▸ Work required
Return the lines below exactly, from the first line to the line that contains "const ref = useRef<HTMLCanvasElement". Leave out pictures.

Start Material

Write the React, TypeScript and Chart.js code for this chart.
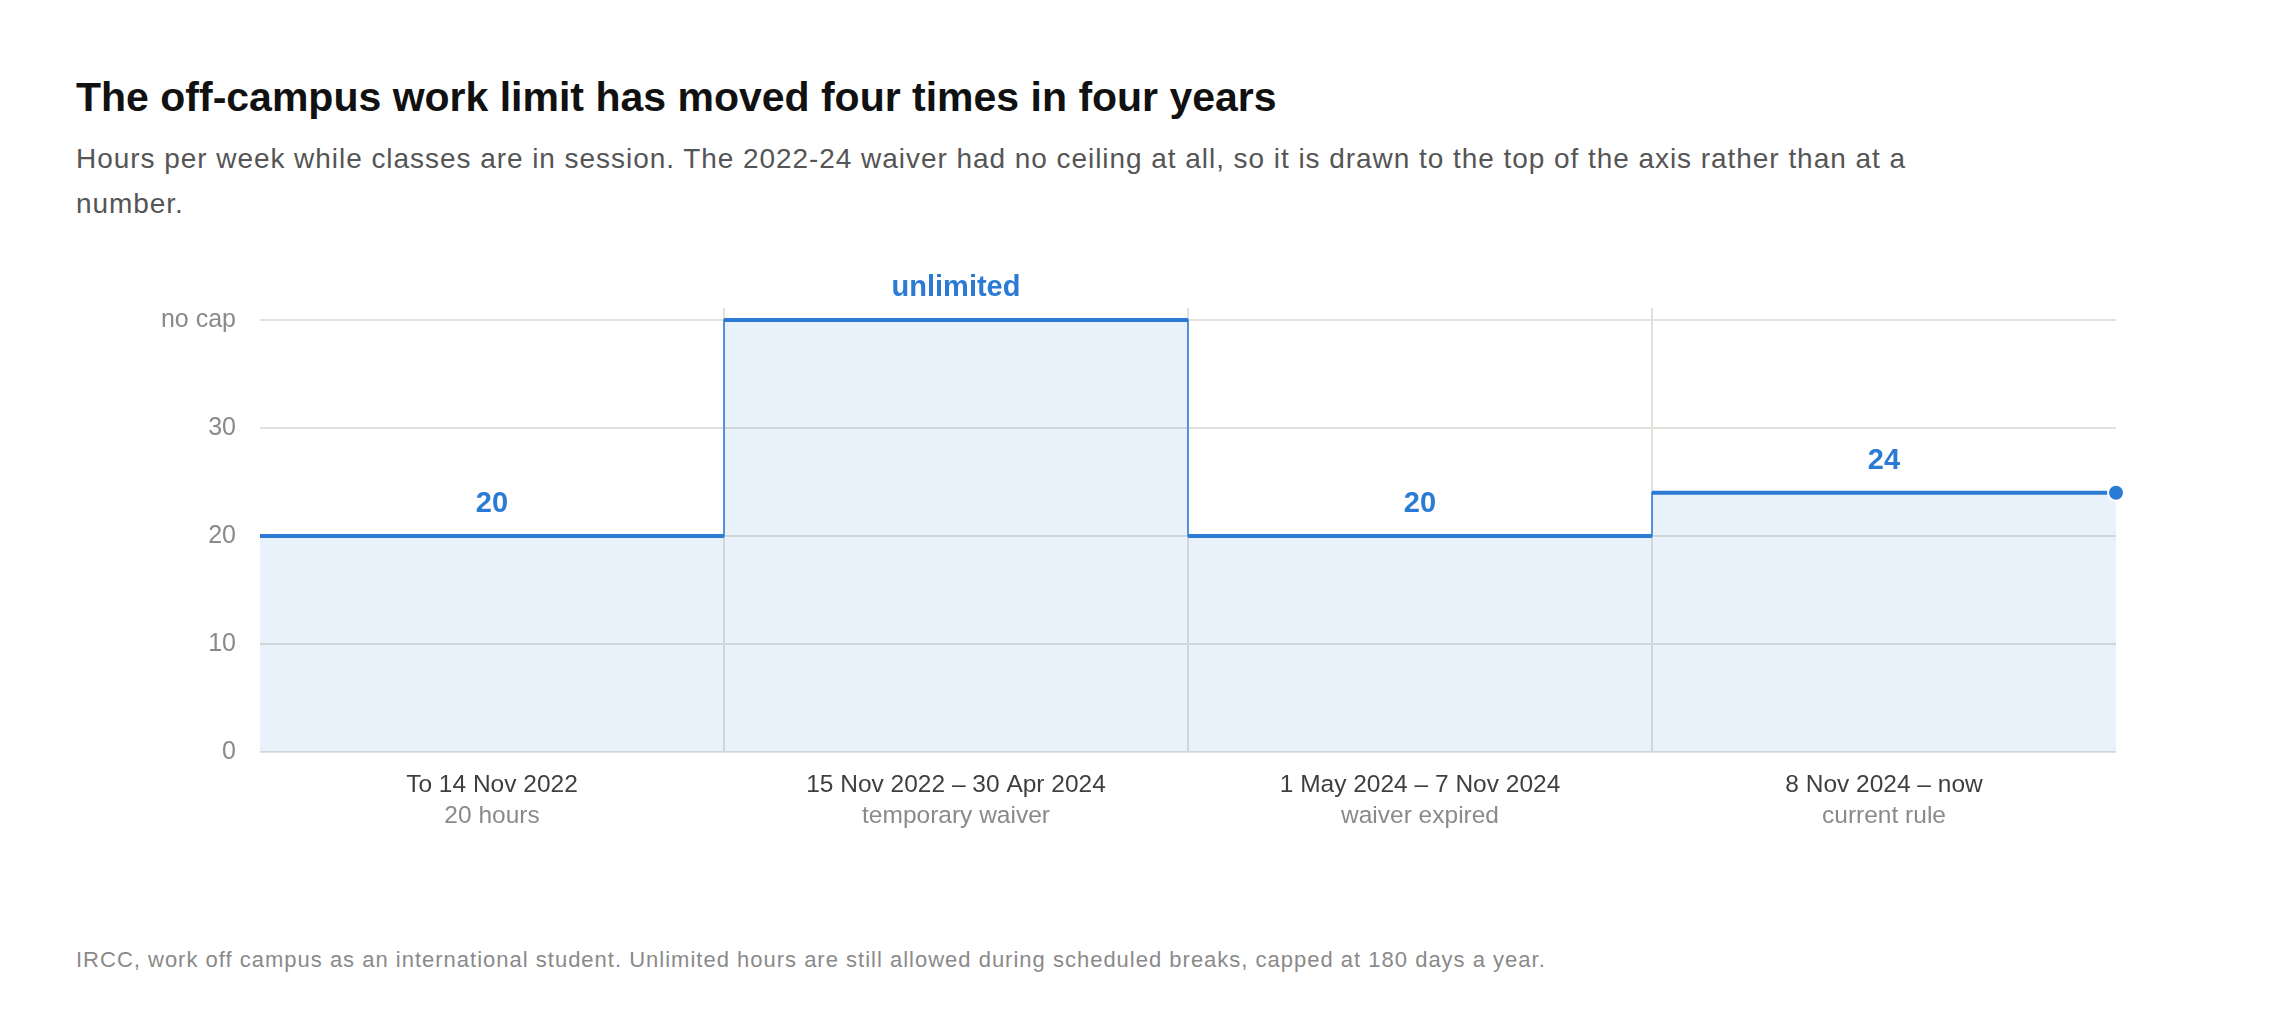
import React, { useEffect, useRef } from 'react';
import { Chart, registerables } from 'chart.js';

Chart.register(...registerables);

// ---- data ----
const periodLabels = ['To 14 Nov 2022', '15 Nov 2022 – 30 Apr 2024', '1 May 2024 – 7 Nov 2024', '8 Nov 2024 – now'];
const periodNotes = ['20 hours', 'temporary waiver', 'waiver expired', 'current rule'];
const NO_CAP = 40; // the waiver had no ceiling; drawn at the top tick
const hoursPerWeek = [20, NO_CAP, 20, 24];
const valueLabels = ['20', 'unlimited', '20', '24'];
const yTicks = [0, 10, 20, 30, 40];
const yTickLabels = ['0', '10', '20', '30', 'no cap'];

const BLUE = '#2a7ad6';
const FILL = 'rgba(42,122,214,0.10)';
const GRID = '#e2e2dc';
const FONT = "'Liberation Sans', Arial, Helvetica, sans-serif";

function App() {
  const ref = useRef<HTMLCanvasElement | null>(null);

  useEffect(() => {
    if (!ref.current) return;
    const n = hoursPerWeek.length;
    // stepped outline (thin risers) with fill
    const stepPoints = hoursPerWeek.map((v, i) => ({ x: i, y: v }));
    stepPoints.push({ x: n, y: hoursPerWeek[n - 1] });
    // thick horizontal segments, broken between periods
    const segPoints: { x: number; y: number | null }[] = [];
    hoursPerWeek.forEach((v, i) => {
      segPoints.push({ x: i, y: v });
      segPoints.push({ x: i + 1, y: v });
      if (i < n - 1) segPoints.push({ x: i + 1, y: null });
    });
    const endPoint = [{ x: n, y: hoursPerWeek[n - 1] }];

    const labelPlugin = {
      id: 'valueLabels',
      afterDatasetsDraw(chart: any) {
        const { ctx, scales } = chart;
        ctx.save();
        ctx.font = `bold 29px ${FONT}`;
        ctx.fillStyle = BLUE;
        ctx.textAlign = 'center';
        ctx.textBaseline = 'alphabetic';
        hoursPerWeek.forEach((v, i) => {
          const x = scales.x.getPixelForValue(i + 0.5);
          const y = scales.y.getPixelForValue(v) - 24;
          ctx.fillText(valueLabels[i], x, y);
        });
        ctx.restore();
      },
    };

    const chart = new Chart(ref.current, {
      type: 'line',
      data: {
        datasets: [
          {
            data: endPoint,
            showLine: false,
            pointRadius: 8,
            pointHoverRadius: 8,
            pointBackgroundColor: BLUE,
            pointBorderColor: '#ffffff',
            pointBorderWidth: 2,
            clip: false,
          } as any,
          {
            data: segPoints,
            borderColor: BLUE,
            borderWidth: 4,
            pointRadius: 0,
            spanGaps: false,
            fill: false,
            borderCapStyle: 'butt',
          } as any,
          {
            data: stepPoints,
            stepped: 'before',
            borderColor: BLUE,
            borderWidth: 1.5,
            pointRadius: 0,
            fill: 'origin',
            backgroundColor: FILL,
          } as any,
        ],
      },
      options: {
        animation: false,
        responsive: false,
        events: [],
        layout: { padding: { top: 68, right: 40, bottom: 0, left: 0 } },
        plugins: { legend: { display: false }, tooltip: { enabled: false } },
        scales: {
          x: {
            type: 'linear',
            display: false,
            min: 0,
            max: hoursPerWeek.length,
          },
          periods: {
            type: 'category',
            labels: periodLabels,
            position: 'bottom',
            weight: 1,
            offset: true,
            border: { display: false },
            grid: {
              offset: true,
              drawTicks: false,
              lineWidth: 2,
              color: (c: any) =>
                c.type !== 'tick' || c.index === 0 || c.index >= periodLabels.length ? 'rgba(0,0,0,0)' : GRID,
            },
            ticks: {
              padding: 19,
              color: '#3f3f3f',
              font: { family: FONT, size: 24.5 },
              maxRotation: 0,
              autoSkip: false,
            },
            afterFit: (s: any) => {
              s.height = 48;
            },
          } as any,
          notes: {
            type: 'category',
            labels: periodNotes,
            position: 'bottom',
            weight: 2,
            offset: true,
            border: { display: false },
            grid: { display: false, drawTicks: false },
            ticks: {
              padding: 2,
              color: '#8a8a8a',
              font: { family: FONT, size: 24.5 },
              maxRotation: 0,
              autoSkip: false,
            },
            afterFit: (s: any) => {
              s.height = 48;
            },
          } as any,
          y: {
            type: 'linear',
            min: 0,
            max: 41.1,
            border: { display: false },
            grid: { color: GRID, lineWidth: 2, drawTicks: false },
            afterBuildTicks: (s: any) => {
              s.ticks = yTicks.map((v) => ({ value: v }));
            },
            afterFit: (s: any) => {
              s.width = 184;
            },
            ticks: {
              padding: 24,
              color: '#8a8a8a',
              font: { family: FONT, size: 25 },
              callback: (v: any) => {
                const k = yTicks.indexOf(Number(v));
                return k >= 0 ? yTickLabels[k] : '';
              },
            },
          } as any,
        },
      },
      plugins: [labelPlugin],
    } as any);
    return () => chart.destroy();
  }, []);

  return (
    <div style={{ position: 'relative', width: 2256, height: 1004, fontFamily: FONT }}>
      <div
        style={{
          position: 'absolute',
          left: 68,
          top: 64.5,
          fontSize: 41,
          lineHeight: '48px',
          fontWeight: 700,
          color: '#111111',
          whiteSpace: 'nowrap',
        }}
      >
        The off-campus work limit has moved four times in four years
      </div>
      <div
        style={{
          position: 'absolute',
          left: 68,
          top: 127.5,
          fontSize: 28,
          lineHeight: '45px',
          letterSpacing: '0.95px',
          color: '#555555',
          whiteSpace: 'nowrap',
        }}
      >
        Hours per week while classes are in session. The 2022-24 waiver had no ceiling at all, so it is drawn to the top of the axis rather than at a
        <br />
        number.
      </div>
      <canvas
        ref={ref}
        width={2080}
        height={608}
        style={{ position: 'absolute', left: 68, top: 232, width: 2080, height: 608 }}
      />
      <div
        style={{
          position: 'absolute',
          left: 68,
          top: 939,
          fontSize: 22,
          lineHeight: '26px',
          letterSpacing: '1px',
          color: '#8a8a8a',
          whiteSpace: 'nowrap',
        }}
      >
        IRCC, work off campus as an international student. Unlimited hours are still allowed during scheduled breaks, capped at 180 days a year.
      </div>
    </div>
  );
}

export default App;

End Material

▸ Response below
Write the React, TypeScript and Chart.js code for this chart.
import React, { useEffect, useRef } from 'react';
import { Chart, registerables } from 'chart.js';

Chart.register(...registerables);

// ---- data ----
const periodLabels = ['To 14 Nov 2022', '15 Nov 2022 – 30 Apr 2024', '1 May 2024 – 7 Nov 2024', '8 Nov 2024 – now'];
const periodNotes = ['20 hours', 'temporary waiver', 'waiver expired', 'current rule'];
const NO_CAP = 40; // the waiver had no ceiling; drawn at the top tick
const hoursPerWeek = [20, NO_CAP, 20, 24];
const valueLabels = ['20', 'unlimited', '20', '24'];
const yTicks = [0, 10, 20, 30, 40];
const yTickLabels = ['0', '10', '20', '30', 'no cap'];

const BLUE = '#2a7ad6';
const FILL = 'rgba(42,122,214,0.10)';
const GRID = '#e2e2dc';
const FONT = "'Liberation Sans', Arial, Helvetica, sans-serif";

function App() {
  const ref = useRef<HTMLCanvasElement | null>(null);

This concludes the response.